Data rows =
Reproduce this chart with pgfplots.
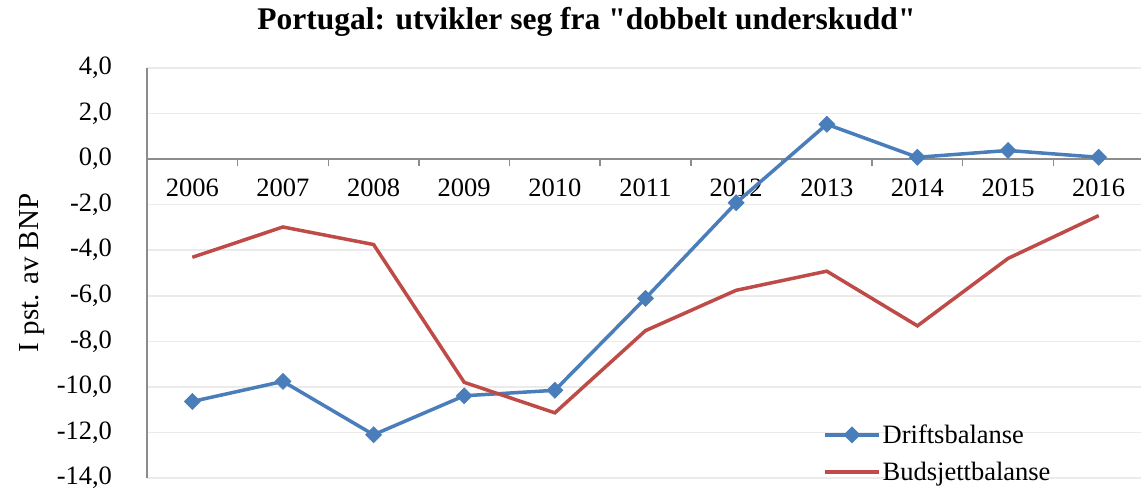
\documentclass[border=0pt]{standalone}
\usepackage{fontspec}
\setmainfont{Liberation Serif}[Ligatures=TeXOff]
\usepackage{pgfplots}
\pgfplotsset{compat=1.18}
\definecolor{blueS}{HTML}{4A7EBB}
\definecolor{redS}{HTML}{BE4B48}
\definecolor{gridc}{HTML}{EBEBEB}
\definecolor{axc}{HTML}{8C8C8C}
\begin{document}
\begin{tikzpicture}
\begin{axis}[
  scale only axis, width=997pt, height=410pt,
  xmin=-0.5, xmax=10.5, ymin=-14, ymax=4,
  axis x line=middle, axis y line=left,
  hide obscured x ticks=false,
  axis line style={-, draw=axc, line width=1.5pt},
  xtick={-0.5,0.5,...,10.5}, x tick label as interval,
  xticklabels={2006,2007,2008,2009,2010,2011,2012,2013,2014,2015,2016},
  xtick align=outside, major tick length=7pt,
  x tick style={draw=axc, line width=1.5pt},
  ytick={-14,-12,...,4},
  yticklabels={{-14,0},{-12,0},{-10,0},{-8,0},{-6,0},{-4,0},{-2,0},{0,0},{2,0},{4,0}},
  y tick style={draw=none},
  ymajorgrids, grid style={draw=gridc, line width=1.5pt},
  tick label style={font=\fontsize{26.5}{30}\selectfont},
  yticklabel style={xshift=-28pt},
  xticklabel style={yshift=-9pt},
  ylabel={I pst. av BNP},
  ylabel style={at={(axis description cs:-0.115,0.5)}, anchor=center, font=\fontsize{29}{33}\selectfont},
  title={Portugal: utvikler seg fra "dobbelt underskudd"},
  title style={at={(axis description cs:0.5,1)}, anchor=center, yshift=40pt, xshift=-59pt, font=\bfseries\fontsize{31.5}{36}\selectfont},
  legend style={at={(rel axis cs:0.675,0.14)}, anchor=north west, draw=none, fill=none,
    font=\fontsize{26.5}{30}\selectfont, row sep=13pt},
  legend cell align=left,
  legend image code/.code={\draw[mark repeat=2,mark phase=2,#1] plot coordinates {(0pt,0pt) (27pt,0pt) (54pt,0pt)};},
  clip=false,
]
\addplot[blueS, line width=3.5pt, mark=square*, mark size=5.5pt, mark options={rotate=45, line width=1pt}]
coordinates {(0,-10.64) (1,-9.76) (2,-12.10) (3,-10.39) (4,-10.15) (5,-6.11) (6,-1.92) (7,1.53) (8,0.08) (9,0.38) (10,0.08)};
\addlegendentry{Driftsbalanse}
\addplot[redS, line width=3.5pt, mark=none]
coordinates {(0,-4.31) (1,-2.98) (2,-3.75) (3,-9.80) (4,-11.14) (5,-7.53) (6,-5.76) (7,-4.92) (8,-7.32) (9,-4.36) (10,-2.48)};
\addlegendentry{Budsjettbalanse}
\coordinate (BL) at (rel axis cs:0,0);
\coordinate (TR) at (rel axis cs:1,1);
\end{axis}
\pgfresetboundingbox
\path ([xshift=-147pt,yshift=-10pt]BL) rectangle ([xshift=-3pt,yshift=68pt]TR);
\end{tikzpicture}
\end{document}
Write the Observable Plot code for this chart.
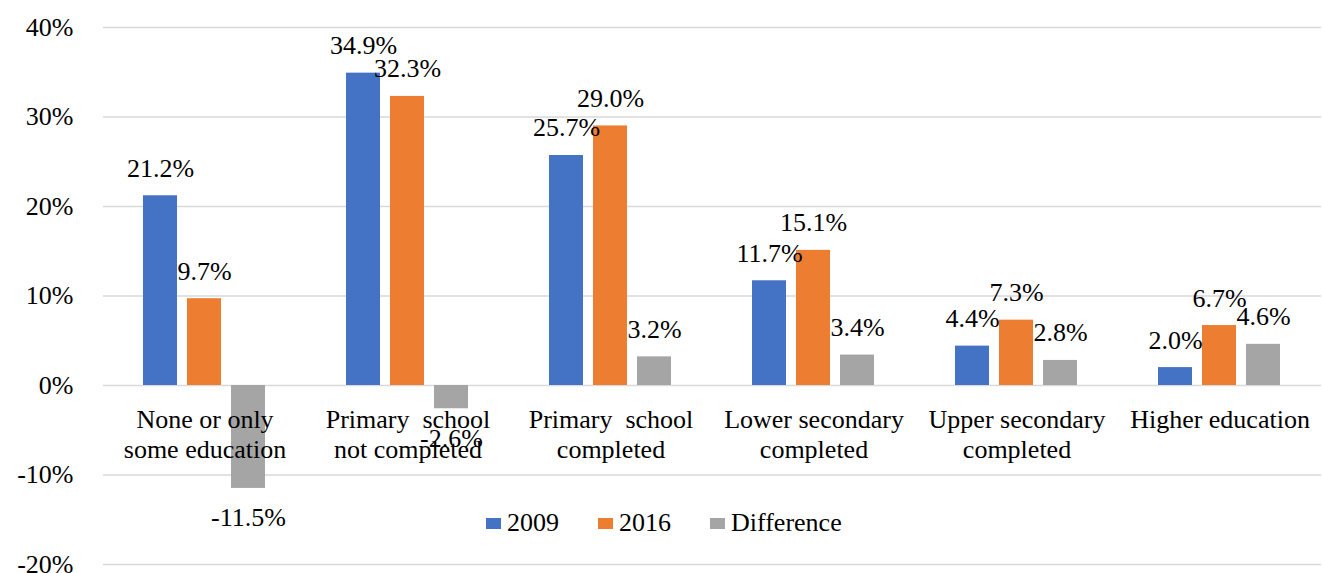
<!DOCTYPE html>
<html>
<head>
<meta charset="utf-8">
<script src="https://cdn.jsdelivr.net/npm/d3@7"></script>
<script src="https://cdn.jsdelivr.net/npm/@observablehq/plot@0.6"></script>
<style>
  html, body { margin: 0; padding: 0; background: #fff; }
  #wrap { position: relative; width: 1322px; height: 573px; overflow: hidden; }
  #legend { position: absolute; left: 486px; top: 509px; display: flex; align-items: center; gap: 39px;
            font-size: 26px; color: #000; line-height: 28px; }
  .item { display: flex; align-items: center; gap: 6px; }
  .sw { width: 15px; height: 11px; display: inline-block; }
</style>
</head>
<body>
<div id="wrap"></div>
<script>
const categories = [
  "None or only\nsome education",
  "Primary  school\nnot completed",
  "Primary  school\ncompleted",
  "Lower secondary\ncompleted",
  "Upper secondary\ncompleted",
  "Higher education"
];
const series = ["2009", "2016", "Difference"];
const values2009 = [21.2, 34.9, 25.7, 11.7, 4.4, 2.0];
const values2016 = [9.7, 32.3, 29.0, 15.1, 7.3, 6.7];
const valuesDiff = [-11.5, -2.6, 3.2, 3.4, 2.8, 4.6];
const yTicks = [-20, -10, 0, 10, 20, 30, 40];
const colors = ["#4472C4", "#ED7D31", "#A5A5A5"];

const font = '"Liberation Serif", "Times New Roman", "DejaVu Serif", serif';

const seriesValues = [values2009, values2016, valuesDiff];
const rows = [];
categories.forEach((c, i) => {
  series.forEach((s, j) => rows.push({category: c, series: s, value: seriesValues[j][i]}));
});

const fmt = d => d.value.toFixed(1) + "%";

const chart = Plot.plot({
  width: 1322,
  height: 573,
  marginTop: 27,
  marginBottom: 9,
  marginLeft: 102,
  marginRight: 0,
  style: {fontFamily: font, fontSize: "26px", color: "#000", background: "#fff"},
  fx: {domain: categories, padding: 0, axis: null},
  x: {domain: series, paddingInner: 0.222, paddingOuter: 0.87, axis: null},
  y: {domain: [-20, 40], axis: null},
  color: {domain: series, range: colors},
  marks: [
    Plot.ruleY(yTicks, {stroke: "#d9d9d9", strokeWidth: 1.5}),
    Plot.barY(rows, {fx: "category", x: "series", y: "value", fill: "series"}),
    Plot.text(rows.filter(d => d.value >= 0), {
      fx: "category", x: "series", y: "value", text: fmt,
      lineAnchor: "bottom", dy: -19, fontSize: 26, fill: "#000"
    }),
    Plot.text(rows.filter(d => d.value < 0), {
      fx: "category", x: "series", y: "value", text: fmt,
      lineAnchor: "bottom", dy: 38, fontSize: 26, fill: "#000"
    }),
    Plot.text(categories, {
      fx: d => d, y: () => 0, text: d => d,
      lineAnchor: "top", dy: 21, lineHeight: 1.154, fontSize: 26, fill: "#000"
    }),
    Plot.axisY({ticks: yTicks, tickFormat: d => d + "%", tickSize: 0, tickPadding: 30, fontSize: 26, label: null})
  ]
});

const wrap = document.getElementById("wrap");
wrap.appendChild(chart);

const legend = document.createElement("div");
legend.id = "legend";
legend.style.fontFamily = font;
series.forEach((s, j) => {
  const item = document.createElement("div");
  item.className = "item";
  const sw = document.createElement("span");
  sw.className = "sw";
  sw.style.background = colors[j];
  const label = document.createElement("span");
  label.textContent = s;
  item.appendChild(sw);
  item.appendChild(label);
  legend.appendChild(item);
});
wrap.appendChild(legend);
</script>
</body>
</html>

Task details = Give back every line exactly as it stands, pictures excluded.

Solution to this problem =
Reproduce this chart with pgfplots.
\documentclass[border=0pt]{standalone}
\usepackage{fontspec}
\setmainfont{Liberation Serif}[Ligatures=TeXOff]
\usepackage{pgfplots}
\pgfplotsset{compat=1.18}
\definecolor{blueS}{HTML}{4A7EBB}
\definecolor{redS}{HTML}{BE4B48}
\definecolor{gridc}{HTML}{EBEBEB}
\definecolor{axc}{HTML}{8C8C8C}
\begin{document}
\begin{tikzpicture}
\begin{axis}[
  scale only axis, width=997pt, height=410pt,
  xmin=-0.5, xmax=10.5, ymin=-14, ymax=4,
  axis x line=middle, axis y line=left,
  hide obscured x ticks=false,
  axis line style={-, draw=axc, line width=1.5pt},
  xtick={-0.5,0.5,...,10.5}, x tick label as interval,
  xticklabels={2006,2007,2008,2009,2010,2011,2012,2013,2014,2015,2016},
  xtick align=outside, major tick length=7pt,
  x tick style={draw=axc, line width=1.5pt},
  ytick={-14,-12,...,4},
  yticklabels={{-14,0},{-12,0},{-10,0},{-8,0},{-6,0},{-4,0},{-2,0},{0,0},{2,0},{4,0}},
  y tick style={draw=none},
  ymajorgrids, grid style={draw=gridc, line width=1.5pt},
  tick label style={font=\fontsize{26.5}{30}\selectfont},
  yticklabel style={xshift=-28pt},
  xticklabel style={yshift=-9pt},
  ylabel={I pst. av BNP},
  ylabel style={at={(axis description cs:-0.115,0.5)}, anchor=center, font=\fontsize{29}{33}\selectfont},
  title={Portugal: utvikler seg fra "dobbelt underskudd"},
  title style={at={(axis description cs:0.5,1)}, anchor=center, yshift=40pt, xshift=-59pt, font=\bfseries\fontsize{31.5}{36}\selectfont},
  legend style={at={(rel axis cs:0.675,0.14)}, anchor=north west, draw=none, fill=none,
    font=\fontsize{26.5}{30}\selectfont, row sep=13pt},
  legend cell align=left,
  legend image code/.code={\draw[mark repeat=2,mark phase=2,#1] plot coordinates {(0pt,0pt) (27pt,0pt) (54pt,0pt)};},
  clip=false,
]
\addplot[blueS, line width=3.5pt, mark=square*, mark size=5.5pt, mark options={rotate=45, line width=1pt}]
coordinates {(0,-10.64) (1,-9.76) (2,-12.10) (3,-10.39) (4,-10.15) (5,-6.11) (6,-1.92) (7,1.53) (8,0.08) (9,0.38) (10,0.08)};
\addlegendentry{Driftsbalanse}
\addplot[redS, line width=3.5pt, mark=none]
coordinates {(0,-4.31) (1,-2.98) (2,-3.75) (3,-9.80) (4,-11.14) (5,-7.53) (6,-5.76) (7,-4.92) (8,-7.32) (9,-4.36) (10,-2.48)};
\addlegendentry{Budsjettbalanse}
\coordinate (BL) at (rel axis cs:0,0);
\coordinate (TR) at (rel axis cs:1,1);
\end{axis}
\pgfresetboundingbox
\path ([xshift=-147pt,yshift=-10pt]BL) rectangle ([xshift=-3pt,yshift=68pt]TR);
\end{tikzpicture}
\end{document}
Write the Observable Plot code for this chart.
<!DOCTYPE html>
<html>
<head>
<meta charset="utf-8">
<script src="https://cdn.jsdelivr.net/npm/d3@7"></script>
<script src="https://cdn.jsdelivr.net/npm/@observablehq/plot@0.6"></script>
<style>
  html, body { margin: 0; padding: 0; background: #fff; }
  #wrap { position: relative; width: 1322px; height: 573px; overflow: hidden; }
  #legend { position: absolute; left: 486px; top: 509px; display: flex; align-items: center; gap: 39px;
            font-size: 26px; color: #000; line-height: 28px; }
  .item { display: flex; align-items: center; gap: 6px; }
  .sw { width: 15px; height: 11px; display: inline-block; }
</style>
</head>
<body>
<div id="wrap"></div>
<script>
const categories = [
  "None or only\nsome education",
  "Primary  school\nnot completed",
  "Primary  school\ncompleted",
  "Lower secondary\ncompleted",
  "Upper secondary\ncompleted",
  "Higher education"
];
const series = ["2009", "2016", "Difference"];
const values2009 = [21.2, 34.9, 25.7, 11.7, 4.4, 2.0];
const values2016 = [9.7, 32.3, 29.0, 15.1, 7.3, 6.7];
const valuesDiff = [-11.5, -2.6, 3.2, 3.4, 2.8, 4.6];
const yTicks = [-20, -10, 0, 10, 20, 30, 40];
const colors = ["#4472C4", "#ED7D31", "#A5A5A5"];

const font = '"Liberation Serif", "Times New Roman", "DejaVu Serif", serif';

const seriesValues = [values2009, values2016, valuesDiff];
const rows = [];
categories.forEach((c, i) => {
  series.forEach((s, j) => rows.push({category: c, series: s, value: seriesValues[j][i]}));
});

const fmt = d => d.value.toFixed(1) + "%";

const chart = Plot.plot({
  width: 1322,
  height: 573,
  marginTop: 27,
  marginBottom: 9,
  marginLeft: 102,
  marginRight: 0,
  style: {fontFamily: font, fontSize: "26px", color: "#000", background: "#fff"},
  fx: {domain: categories, padding: 0, axis: null},
  x: {domain: series, paddingInner: 0.222, paddingOuter: 0.87, axis: null},
  y: {domain: [-20, 40], axis: null},
  color: {domain: series, range: colors},
  marks: [
    Plot.ruleY(yTicks, {stroke: "#d9d9d9", strokeWidth: 1.5}),
    Plot.barY(rows, {fx: "category", x: "series", y: "value", fill: "series"}),
    Plot.text(rows.filter(d => d.value >= 0), {
      fx: "category", x: "series", y: "value", text: fmt,
      lineAnchor: "bottom", dy: -19, fontSize: 26, fill: "#000"
    }),
    Plot.text(rows.filter(d => d.value < 0), {
      fx: "category", x: "series", y: "value", text: fmt,
      lineAnchor: "bottom", dy: 38, fontSize: 26, fill: "#000"
    }),
    Plot.text(categories, {
      fx: d => d, y: () => 0, text: d => d,
      lineAnchor: "top", dy: 21, lineHeight: 1.154, fontSize: 26, fill: "#000"
    }),
    Plot.axisY({ticks: yTicks, tickFormat: d => d + "%", tickSize: 0, tickPadding: 30, fontSize: 26, label: null})
  ]
});

const wrap = document.getElementById("wrap");
wrap.appendChild(chart);

const legend = document.createElement("div");
legend.id = "legend";
legend.style.fontFamily = font;
series.forEach((s, j) => {
  const item = document.createElement("div");
  item.className = "item";
  const sw = document.createElement("span");
  sw.className = "sw";
  sw.style.background = colors[j];
  const label = document.createElement("span");
  label.textContent = s;
  item.appendChild(sw);
  item.appendChild(label);
  legend.appendChild(item);
});
wrap.appendChild(legend);
</script>
</body>
</html>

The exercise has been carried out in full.